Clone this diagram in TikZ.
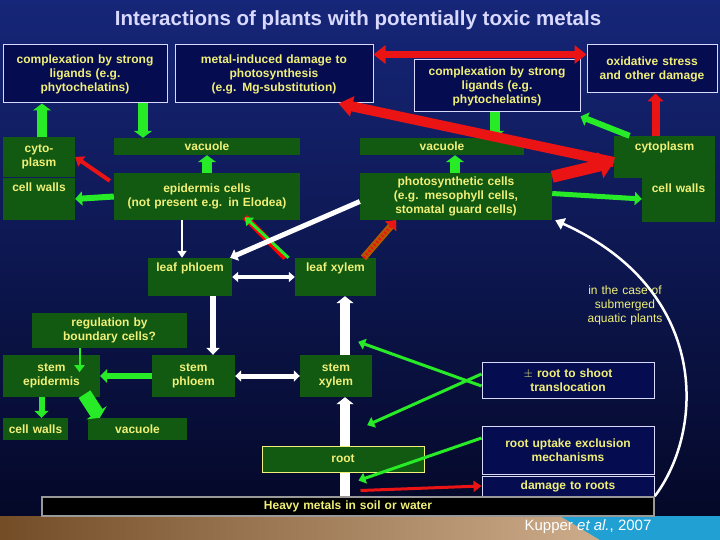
::::
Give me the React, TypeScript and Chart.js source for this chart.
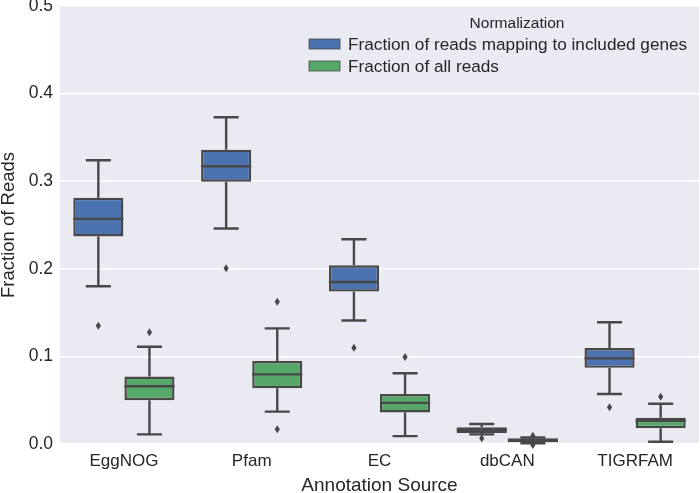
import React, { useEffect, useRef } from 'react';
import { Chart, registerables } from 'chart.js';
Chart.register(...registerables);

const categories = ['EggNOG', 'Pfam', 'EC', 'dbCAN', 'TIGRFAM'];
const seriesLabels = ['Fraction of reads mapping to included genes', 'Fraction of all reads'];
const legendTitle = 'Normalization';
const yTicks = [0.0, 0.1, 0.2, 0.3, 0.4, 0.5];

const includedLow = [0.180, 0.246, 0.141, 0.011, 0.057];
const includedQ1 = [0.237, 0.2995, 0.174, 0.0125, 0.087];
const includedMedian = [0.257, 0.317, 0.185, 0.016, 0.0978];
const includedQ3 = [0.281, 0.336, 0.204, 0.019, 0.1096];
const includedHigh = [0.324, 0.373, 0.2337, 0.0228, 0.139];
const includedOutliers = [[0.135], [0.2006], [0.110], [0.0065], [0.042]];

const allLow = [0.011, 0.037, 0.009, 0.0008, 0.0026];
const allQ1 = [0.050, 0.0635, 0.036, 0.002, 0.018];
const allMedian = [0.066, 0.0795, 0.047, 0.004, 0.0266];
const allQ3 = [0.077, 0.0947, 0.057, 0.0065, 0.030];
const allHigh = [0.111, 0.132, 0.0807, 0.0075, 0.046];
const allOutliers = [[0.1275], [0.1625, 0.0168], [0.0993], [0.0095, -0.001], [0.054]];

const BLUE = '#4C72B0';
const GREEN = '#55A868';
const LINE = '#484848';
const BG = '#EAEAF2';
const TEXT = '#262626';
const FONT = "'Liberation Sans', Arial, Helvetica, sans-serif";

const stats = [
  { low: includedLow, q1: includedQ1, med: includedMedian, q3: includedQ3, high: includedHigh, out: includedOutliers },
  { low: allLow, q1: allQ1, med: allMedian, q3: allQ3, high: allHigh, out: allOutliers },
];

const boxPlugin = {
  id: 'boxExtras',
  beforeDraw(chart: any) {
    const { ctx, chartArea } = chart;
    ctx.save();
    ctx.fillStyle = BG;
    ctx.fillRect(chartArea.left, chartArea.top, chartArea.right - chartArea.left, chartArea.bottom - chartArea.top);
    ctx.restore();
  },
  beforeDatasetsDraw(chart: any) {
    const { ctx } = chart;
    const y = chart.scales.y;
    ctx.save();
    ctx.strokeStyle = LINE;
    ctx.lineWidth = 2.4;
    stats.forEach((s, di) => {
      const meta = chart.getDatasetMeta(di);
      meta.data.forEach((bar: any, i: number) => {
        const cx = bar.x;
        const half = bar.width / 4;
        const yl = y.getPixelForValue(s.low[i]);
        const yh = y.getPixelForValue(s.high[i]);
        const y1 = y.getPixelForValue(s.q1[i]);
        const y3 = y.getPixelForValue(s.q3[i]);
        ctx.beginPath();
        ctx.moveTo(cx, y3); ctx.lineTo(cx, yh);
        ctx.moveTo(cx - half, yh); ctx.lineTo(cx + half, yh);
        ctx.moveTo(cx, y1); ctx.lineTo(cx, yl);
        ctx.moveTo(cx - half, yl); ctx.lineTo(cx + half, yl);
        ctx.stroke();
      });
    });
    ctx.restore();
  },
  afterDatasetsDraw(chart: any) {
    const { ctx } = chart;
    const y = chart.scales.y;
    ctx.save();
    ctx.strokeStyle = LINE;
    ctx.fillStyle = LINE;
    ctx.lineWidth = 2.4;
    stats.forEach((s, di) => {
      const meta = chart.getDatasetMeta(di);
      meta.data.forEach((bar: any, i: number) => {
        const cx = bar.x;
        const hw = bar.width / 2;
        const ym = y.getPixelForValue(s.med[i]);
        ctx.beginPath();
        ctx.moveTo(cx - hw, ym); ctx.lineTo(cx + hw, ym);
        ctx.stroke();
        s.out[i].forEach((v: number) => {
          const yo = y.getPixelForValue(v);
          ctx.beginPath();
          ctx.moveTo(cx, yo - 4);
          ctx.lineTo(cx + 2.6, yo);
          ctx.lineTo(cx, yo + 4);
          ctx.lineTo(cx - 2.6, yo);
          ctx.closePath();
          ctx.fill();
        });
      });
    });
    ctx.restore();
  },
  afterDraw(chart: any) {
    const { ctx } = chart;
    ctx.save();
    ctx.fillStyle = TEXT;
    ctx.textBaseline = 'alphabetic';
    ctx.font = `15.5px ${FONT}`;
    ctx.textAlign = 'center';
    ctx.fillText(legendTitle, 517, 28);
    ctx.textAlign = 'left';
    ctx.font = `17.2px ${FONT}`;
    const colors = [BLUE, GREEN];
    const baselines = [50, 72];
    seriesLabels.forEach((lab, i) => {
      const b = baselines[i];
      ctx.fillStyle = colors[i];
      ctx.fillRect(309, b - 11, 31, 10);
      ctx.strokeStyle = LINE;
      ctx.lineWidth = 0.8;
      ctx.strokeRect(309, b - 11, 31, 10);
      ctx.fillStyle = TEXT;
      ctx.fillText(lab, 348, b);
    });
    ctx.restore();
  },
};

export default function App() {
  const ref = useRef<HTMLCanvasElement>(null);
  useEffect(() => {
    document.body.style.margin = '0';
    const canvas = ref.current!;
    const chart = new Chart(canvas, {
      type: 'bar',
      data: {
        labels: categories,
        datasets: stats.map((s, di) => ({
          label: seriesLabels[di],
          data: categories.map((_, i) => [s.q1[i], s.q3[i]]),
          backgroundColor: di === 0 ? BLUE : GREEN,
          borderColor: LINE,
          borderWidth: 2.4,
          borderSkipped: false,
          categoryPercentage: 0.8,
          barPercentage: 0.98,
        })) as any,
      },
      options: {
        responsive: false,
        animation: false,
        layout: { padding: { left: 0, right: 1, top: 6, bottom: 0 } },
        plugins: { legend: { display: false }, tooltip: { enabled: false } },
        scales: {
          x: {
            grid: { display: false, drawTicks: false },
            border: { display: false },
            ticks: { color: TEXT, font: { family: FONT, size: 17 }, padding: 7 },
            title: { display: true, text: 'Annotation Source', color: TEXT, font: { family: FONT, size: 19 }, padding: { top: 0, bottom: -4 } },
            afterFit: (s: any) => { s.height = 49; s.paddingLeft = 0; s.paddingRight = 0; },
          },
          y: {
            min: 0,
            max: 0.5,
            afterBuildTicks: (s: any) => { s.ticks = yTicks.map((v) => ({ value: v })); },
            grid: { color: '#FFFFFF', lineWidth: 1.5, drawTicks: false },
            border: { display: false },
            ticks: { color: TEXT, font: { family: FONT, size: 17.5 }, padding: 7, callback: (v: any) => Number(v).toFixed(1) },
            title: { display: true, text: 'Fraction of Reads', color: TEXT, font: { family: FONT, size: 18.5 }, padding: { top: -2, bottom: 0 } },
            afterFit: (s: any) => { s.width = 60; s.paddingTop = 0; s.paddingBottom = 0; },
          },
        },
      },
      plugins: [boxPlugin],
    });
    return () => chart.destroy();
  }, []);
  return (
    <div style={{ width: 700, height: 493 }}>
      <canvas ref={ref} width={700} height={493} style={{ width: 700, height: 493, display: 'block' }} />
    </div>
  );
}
::::
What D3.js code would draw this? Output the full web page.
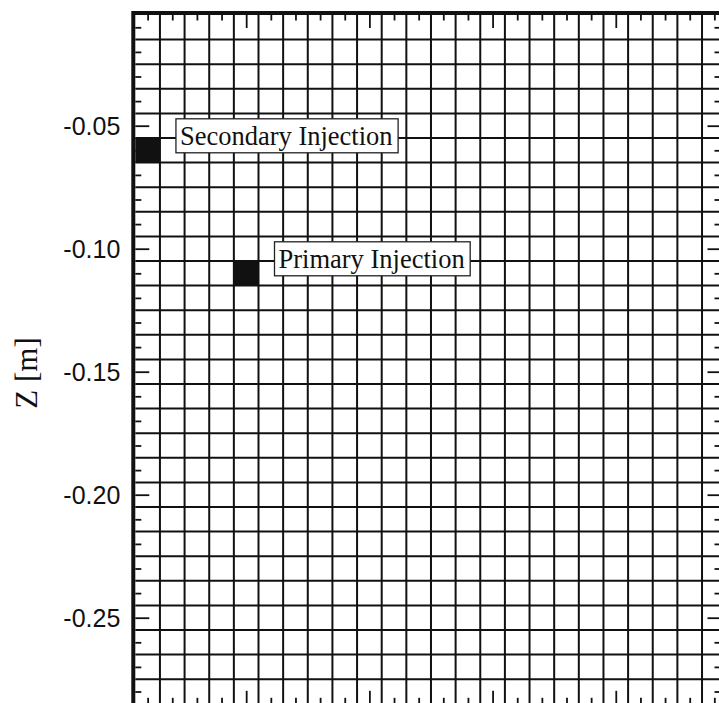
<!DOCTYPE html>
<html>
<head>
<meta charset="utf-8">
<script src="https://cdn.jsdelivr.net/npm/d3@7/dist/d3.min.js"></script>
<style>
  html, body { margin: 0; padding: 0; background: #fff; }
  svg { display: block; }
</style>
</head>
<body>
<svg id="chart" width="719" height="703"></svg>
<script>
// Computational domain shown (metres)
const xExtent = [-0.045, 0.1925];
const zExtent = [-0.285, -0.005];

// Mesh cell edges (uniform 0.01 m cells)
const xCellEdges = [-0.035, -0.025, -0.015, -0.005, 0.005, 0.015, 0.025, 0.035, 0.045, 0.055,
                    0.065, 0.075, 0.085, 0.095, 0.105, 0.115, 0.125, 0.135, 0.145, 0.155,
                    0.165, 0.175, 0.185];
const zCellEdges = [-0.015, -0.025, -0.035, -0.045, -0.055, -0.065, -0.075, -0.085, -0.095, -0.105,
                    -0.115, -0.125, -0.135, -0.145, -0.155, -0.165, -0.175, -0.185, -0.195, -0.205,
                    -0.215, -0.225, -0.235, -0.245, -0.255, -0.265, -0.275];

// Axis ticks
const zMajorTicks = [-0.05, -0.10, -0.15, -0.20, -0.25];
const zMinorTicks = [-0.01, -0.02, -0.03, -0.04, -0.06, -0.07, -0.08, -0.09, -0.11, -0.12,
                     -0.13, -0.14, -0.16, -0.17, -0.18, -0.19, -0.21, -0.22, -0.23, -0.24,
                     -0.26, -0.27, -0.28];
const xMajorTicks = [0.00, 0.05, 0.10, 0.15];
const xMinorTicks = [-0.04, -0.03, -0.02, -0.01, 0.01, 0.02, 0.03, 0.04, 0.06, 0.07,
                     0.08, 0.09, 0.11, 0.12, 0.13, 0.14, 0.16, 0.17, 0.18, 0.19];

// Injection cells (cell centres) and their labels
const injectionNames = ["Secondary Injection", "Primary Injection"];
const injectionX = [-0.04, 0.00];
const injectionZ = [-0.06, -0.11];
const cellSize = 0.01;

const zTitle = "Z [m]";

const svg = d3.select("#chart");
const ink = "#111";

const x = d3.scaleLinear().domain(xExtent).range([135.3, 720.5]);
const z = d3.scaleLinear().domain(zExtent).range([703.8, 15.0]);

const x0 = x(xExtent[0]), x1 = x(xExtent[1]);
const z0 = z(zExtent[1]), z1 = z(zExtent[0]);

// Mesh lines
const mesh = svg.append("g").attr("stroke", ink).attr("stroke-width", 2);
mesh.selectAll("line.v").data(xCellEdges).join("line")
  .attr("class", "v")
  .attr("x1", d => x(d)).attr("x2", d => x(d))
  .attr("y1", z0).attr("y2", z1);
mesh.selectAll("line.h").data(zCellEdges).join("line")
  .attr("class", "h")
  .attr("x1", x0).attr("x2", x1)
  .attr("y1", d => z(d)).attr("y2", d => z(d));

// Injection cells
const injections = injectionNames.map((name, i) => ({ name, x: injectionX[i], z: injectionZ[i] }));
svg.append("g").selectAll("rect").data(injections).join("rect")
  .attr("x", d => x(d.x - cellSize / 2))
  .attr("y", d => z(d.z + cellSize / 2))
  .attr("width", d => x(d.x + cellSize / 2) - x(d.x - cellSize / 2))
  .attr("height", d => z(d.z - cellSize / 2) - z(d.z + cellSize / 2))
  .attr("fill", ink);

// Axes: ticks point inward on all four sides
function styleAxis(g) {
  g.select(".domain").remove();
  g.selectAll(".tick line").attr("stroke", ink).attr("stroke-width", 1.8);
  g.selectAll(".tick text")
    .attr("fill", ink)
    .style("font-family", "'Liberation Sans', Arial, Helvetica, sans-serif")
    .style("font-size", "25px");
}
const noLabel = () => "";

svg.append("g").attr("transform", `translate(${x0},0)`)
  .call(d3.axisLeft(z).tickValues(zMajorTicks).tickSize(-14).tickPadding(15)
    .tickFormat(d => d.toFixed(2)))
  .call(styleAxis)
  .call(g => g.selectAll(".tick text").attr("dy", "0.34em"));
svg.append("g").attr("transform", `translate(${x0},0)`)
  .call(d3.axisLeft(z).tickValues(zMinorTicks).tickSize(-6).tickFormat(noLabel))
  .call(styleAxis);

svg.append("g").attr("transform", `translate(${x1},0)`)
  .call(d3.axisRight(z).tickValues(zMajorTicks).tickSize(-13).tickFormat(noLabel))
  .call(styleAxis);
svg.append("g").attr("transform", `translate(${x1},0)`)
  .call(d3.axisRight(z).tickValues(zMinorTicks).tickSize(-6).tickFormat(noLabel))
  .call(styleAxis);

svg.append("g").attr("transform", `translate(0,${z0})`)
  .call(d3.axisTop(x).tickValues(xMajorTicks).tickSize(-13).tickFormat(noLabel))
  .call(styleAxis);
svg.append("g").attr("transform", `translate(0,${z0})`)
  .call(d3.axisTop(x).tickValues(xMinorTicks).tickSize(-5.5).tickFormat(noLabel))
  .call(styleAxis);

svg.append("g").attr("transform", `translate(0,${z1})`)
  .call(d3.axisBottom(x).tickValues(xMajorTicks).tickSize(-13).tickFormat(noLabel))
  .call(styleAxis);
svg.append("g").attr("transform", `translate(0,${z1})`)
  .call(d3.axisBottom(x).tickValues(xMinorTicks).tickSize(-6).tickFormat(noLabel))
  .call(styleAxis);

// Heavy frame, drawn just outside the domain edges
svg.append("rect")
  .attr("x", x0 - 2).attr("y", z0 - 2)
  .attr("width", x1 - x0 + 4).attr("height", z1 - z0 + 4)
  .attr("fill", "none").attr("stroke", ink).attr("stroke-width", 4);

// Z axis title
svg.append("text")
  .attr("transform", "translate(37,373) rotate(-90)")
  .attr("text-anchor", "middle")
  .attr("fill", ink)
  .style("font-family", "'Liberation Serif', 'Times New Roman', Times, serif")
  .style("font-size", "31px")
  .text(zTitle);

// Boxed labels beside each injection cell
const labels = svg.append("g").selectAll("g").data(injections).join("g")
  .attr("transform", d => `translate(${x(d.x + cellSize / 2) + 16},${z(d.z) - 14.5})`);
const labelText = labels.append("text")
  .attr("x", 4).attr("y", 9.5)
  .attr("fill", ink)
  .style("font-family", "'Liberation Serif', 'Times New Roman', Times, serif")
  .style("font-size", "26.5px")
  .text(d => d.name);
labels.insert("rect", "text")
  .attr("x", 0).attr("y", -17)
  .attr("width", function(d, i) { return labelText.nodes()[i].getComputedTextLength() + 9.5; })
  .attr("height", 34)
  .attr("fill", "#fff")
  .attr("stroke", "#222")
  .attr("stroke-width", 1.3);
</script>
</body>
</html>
::::
**Given request**.
Without any pictures, set down the lines from the one holding "What D3.js code" through the one holding "const zExtent = [-0.285, -0.005];".

**Solution to the exercise**.
What D3.js code would draw this? Output the full web page.
<!DOCTYPE html>
<html>
<head>
<meta charset="utf-8">
<script src="https://cdn.jsdelivr.net/npm/d3@7/dist/d3.min.js"></script>
<style>
  html, body { margin: 0; padding: 0; background: #fff; }
  svg { display: block; }
</style>
</head>
<body>
<svg id="chart" width="719" height="703"></svg>
<script>
// Computational domain shown (metres)
const xExtent = [-0.045, 0.1925];
const zExtent = [-0.285, -0.005];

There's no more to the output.